“Why do some people stop growing at age 30, just going from work to the couch and television, when others stay vibrant, curious, almost childlike into their nineties?” J. Novogratz
Come June 2012 my life was at yet another crossroads. Out of the blue, I had been offered a role as a microfinance analyst in a UK fund (all three criteria checked!). Did I give up my job in impact investment after only a few months? Part of me felt I was letting people down by leaving so soon, but I also knew this new role was exactly what I wanted to do. Furthermore, I’d be covering the microfinance markets of South Asia and Africa whilst still being based in the London office. It seemed like a dream come true.
A month later I was in my new job at the development fund. It locks completely into my belief that the most sustainable route out of poverty is through economic growth – empowering people through training, employment, and the creation of local infrastructure.
The microfinance team invests both directly and indirectly in microfinance institutions in these target geographies. My role entails monitoring and managing our current portfolio of investments as well as financial analysis and evaluation of new opportunities, due diligence, through to transaction execution support. What does this mean? Day to day I could be screening new proposals, mapping out the regulatory environment, meeting with other key players in the sector, or attending Board meetings. Overall I’m learning a huge amount about the sector as well as getting some amazing first hand experience out in the field – from issues faced by MFIs to new product innovations. This should ensure the right capital is deployed to the right places. The team aims to be market making, value adding and catalytic in our target regions.

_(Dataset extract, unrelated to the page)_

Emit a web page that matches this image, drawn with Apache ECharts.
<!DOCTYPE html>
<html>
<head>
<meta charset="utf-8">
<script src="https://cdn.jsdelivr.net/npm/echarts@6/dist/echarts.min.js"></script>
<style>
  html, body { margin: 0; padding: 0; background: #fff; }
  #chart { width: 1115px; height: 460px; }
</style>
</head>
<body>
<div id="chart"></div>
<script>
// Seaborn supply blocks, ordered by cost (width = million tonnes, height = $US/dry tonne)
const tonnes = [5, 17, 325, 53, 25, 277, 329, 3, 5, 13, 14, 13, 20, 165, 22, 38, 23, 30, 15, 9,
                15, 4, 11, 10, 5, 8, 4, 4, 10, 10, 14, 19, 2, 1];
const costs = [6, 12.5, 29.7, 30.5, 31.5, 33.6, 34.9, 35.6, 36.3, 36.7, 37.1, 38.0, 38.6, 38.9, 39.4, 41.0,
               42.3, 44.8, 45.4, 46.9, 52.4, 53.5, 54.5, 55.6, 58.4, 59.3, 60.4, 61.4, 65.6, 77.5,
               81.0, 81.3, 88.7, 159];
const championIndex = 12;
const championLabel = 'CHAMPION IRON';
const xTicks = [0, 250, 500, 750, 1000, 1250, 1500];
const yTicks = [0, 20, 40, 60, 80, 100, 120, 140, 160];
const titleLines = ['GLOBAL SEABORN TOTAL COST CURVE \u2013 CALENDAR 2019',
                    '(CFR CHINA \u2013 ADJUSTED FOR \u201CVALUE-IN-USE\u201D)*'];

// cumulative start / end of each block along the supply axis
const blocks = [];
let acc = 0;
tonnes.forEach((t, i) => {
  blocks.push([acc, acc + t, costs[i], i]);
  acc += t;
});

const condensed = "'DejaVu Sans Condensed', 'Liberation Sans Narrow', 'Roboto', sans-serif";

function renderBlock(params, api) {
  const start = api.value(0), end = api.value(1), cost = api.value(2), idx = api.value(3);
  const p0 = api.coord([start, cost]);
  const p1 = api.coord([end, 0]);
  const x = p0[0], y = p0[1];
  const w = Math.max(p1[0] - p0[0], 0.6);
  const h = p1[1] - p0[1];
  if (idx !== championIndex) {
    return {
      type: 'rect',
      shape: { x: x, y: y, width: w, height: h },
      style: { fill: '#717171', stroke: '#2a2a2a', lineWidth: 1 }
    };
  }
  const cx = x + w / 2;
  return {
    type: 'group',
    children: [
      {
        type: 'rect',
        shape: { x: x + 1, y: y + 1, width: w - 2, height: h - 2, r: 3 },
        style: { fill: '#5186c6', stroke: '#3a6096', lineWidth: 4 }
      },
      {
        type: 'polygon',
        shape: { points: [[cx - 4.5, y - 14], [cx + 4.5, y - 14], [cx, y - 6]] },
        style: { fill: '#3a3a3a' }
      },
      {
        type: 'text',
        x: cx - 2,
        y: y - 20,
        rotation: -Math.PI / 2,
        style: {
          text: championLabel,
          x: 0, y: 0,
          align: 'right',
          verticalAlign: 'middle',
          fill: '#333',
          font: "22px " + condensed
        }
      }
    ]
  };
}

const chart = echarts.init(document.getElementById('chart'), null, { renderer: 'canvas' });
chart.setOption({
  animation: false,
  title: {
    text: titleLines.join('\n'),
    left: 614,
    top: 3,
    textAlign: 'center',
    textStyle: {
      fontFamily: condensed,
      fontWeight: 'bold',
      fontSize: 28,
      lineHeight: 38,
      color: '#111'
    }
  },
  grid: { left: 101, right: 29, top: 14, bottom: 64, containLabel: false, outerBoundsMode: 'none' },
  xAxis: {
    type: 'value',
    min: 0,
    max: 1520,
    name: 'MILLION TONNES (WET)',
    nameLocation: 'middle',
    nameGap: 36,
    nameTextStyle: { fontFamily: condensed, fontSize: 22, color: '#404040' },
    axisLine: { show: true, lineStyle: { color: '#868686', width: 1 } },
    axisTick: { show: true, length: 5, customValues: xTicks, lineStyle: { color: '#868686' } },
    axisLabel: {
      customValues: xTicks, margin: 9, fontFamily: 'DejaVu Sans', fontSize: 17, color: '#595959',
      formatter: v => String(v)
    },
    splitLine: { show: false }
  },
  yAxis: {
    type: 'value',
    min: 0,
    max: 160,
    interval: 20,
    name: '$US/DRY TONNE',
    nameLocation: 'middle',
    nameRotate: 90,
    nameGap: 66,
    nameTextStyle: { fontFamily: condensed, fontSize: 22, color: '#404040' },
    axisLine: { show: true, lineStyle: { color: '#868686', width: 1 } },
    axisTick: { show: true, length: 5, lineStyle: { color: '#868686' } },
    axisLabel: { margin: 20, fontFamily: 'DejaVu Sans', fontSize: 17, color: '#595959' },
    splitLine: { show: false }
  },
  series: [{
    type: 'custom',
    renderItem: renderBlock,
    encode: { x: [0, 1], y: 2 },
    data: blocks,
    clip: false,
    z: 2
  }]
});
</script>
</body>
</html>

The team itself is dynamic and international, all with a breadth of rigorous financial experience coupled with experience in the development sector. It’s a stimulating and open environment to work in. I’ve also had the opportunity to meet a number of interesting people working in microfinance – in DFIs to MFIs to ratings agencies and NGOs, and even Muhammad Yunus himself at the last conference I was at. Absolutely inspiring!

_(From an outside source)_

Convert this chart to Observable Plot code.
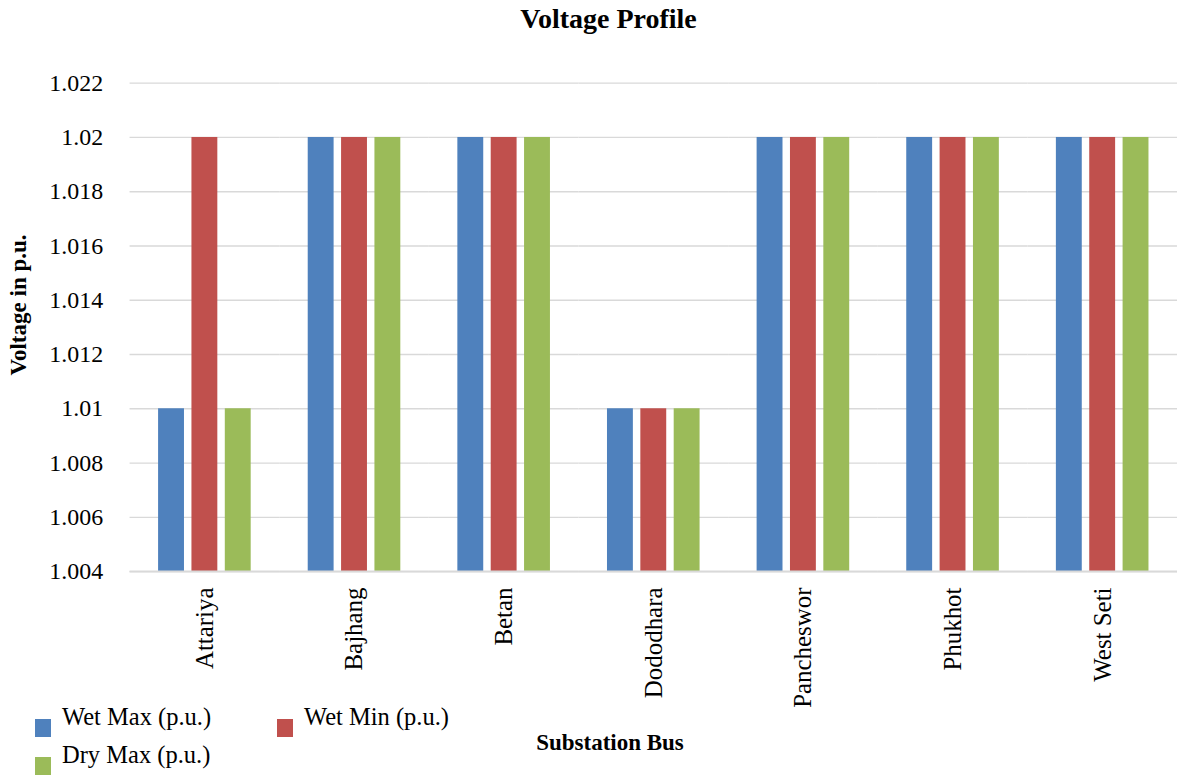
<!DOCTYPE html>
<html>
<head>
<meta charset="utf-8">
<script src="https://cdn.jsdelivr.net/npm/d3@7"></script>
<script src="https://cdn.jsdelivr.net/npm/@observablehq/plot@0.6"></script>
<style>
  body { margin: 0; background: #fff; font-family: "Liberation Serif", "DejaVu Serif", serif; }
  #chart { position: relative; width: 1177px; height: 776px; overflow: hidden; }
  #chart svg { position: absolute; left: 0; top: 0; }
  #chart svg, #chart svg text { font-family: "Liberation Serif", "DejaVu Serif", serif !important; }
  #chart svg g[aria-label="fx-axis tick label"] text { font-size: 25px; }
  .title { position: absolute; left: 0; width: 1217px; top: 3px; text-align: center; font-weight: bold; font-size: 28px; }
  .ylabel { position: absolute; left: 19px; top: 305px; transform: translate(-50%, -50%) rotate(-90deg); white-space: nowrap; font-weight: bold; font-size: 23px; }
  .xlabel { position: absolute; left: 610px; top: 730px; transform: translateX(-50%); white-space: nowrap; font-weight: bold; font-size: 23px; }
  .legend-item { position: absolute; font-size: 24.5px; white-space: nowrap; }
  .legend-item .sw { position: absolute; width: 16px; height: 18px; left: 0; }
  .legend-item span.lbl { position: absolute; left: 27px; white-space: nowrap; }
</style>
</head>
<body>
<div id="chart"></div>
<script>
// Substation buses along the horizontal axis
const buses = ["Attariya", "Bajhang", "Betan", "Dododhara", "Pancheswor", "Phukhot", "West Seti"];
// Series names and bus voltages (p.u.)
const seriesNames = ["Wet Max (p.u.)", "Wet Min (p.u.)", "Dry Max (p.u.)"];
const wetMax = [1.01, 1.02, 1.02, 1.01, 1.02, 1.02, 1.02];
const wetMin = [1.02, 1.02, 1.02, 1.01, 1.02, 1.02, 1.02];
const dryMax = [1.01, 1.02, 1.02, 1.01, 1.02, 1.02, 1.02];
const seriesColors = ["#4f81bd", "#c0504d", "#9bbb59"];
// Voltage axis ticks
const yTicks = [1.004, 1.006, 1.008, 1.01, 1.012, 1.014, 1.016, 1.018, 1.02, 1.022];

const seriesValues = [wetMax, wetMin, dryMax];
const rows = [];
buses.forEach((bus, i) => {
  seriesNames.forEach((name, s) => {
    rows.push({bus, series: name, value: seriesValues[s][i]});
  });
});

const fontFamily = "Liberation Serif, DejaVu Serif, serif";

// The plot frame runs a little past the right edge of the page, which clips it
const plot = Plot.plot({
  width: 1181,
  height: 776,
  marginTop: 83,
  marginBottom: 203,
  marginLeft: 130,
  marginRight: 0,
  style: {fontFamily, fontSize: "24px", color: "#000", background: "transparent"},
  fx: {
    domain: buses,
    padding: 0,
    round: false,
    tickSize: 0,
    tickPadding: 16,
    tickRotate: -90,
    label: null
  },
  x: {
    domain: seriesNames,
    paddingInner: 0.224,
    paddingOuter: 0.855,
    round: false,
    axis: null
  },
  y: {
    domain: [yTicks[0], yTicks[yTicks.length - 1]],
    ticks: yTicks,
    tickFormat: d => String(+d.toFixed(3)),
    tickSize: 0,
    tickPadding: 27,
    label: null
  },
  color: {domain: seriesNames, range: seriesColors},
  marks: [
    Plot.gridY(yTicks, {stroke: "#d9d9d9", strokeOpacity: 1, strokeWidth: 1.3}),
    Plot.barY(rows, {fx: "bus", x: "series", y: "value", fill: "series", clip: true}),
    Plot.ruleY([yTicks[0]], {stroke: "#d9d9d9", strokeWidth: 2})
  ]
});

const chart = document.getElementById("chart");
chart.appendChild(plot);

const title = document.createElement("div");
title.className = "title";
title.textContent = "Voltage Profile";
chart.appendChild(title);

const ylab = document.createElement("div");
ylab.className = "ylabel";
ylab.textContent = "Voltage in p.u.";
chart.appendChild(ylab);

const xlab = document.createElement("div");
xlab.className = "xlabel";
xlab.textContent = "Substation Bus";
chart.appendChild(xlab);

// Legend laid out in two rows at the lower left
const legendPos = [[35, 703], [277, 703], [35, 741]];
seriesNames.forEach((name, i) => {
  const item = document.createElement("div");
  item.className = "legend-item";
  item.style.left = legendPos[i][0] + "px";
  item.style.top = legendPos[i][1] + "px";
  const sw = document.createElement("div");
  sw.className = "sw";
  sw.style.background = seriesColors[i];
  sw.style.top = "16px";
  const lbl = document.createElement("span");
  lbl.className = "lbl";
  lbl.style.top = "0px";
  lbl.textContent = name;
  item.appendChild(sw);
  item.appendChild(lbl);
  chart.appendChild(item);
});
</script>
</body>
</html>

I recently returned from a trip to India, where I met with a number of fund managers and some underlying investment organisations. After the Andhra Pradesh crisis in 2010, it seems optimism has returned. Those MFIs that survived appear to have emerged stronger and, with the new regulations being proposed, we are likely to see consolidation in the sector as weaker or smaller MFIs struggle and fall out. At least the restrictive suggestion of a cap on interest rates has been removed, to be replaced with a margin cap (10% for large MFIs with portfolios over 100 Cr, and 12% for small MFIs). I expect operating costs will consequently need to be managed more efficiently and new, innovative methods of achieving this will emerge.
Another theme I saw in India was a movement towards broader financial inclusion from traditional microcredit. A number of microfinance funds are now opening up to having a percentage of their portfolios in this area (typically 10-25%). Partly this was due to survival. With the crisis stagnating the microfinance market, funders turned instead to adjacent sectors such as housing finance, education finance, and microinsurance. At the same time, many of the traditional base-of-the-pyramid clients have matured over various loan cycles and starting to move up the value chain – buying a low cost house, sending their children to college, requiring a pension etc. It will be interesting to see how ‘microfinance’ redefines itself further in the next few years.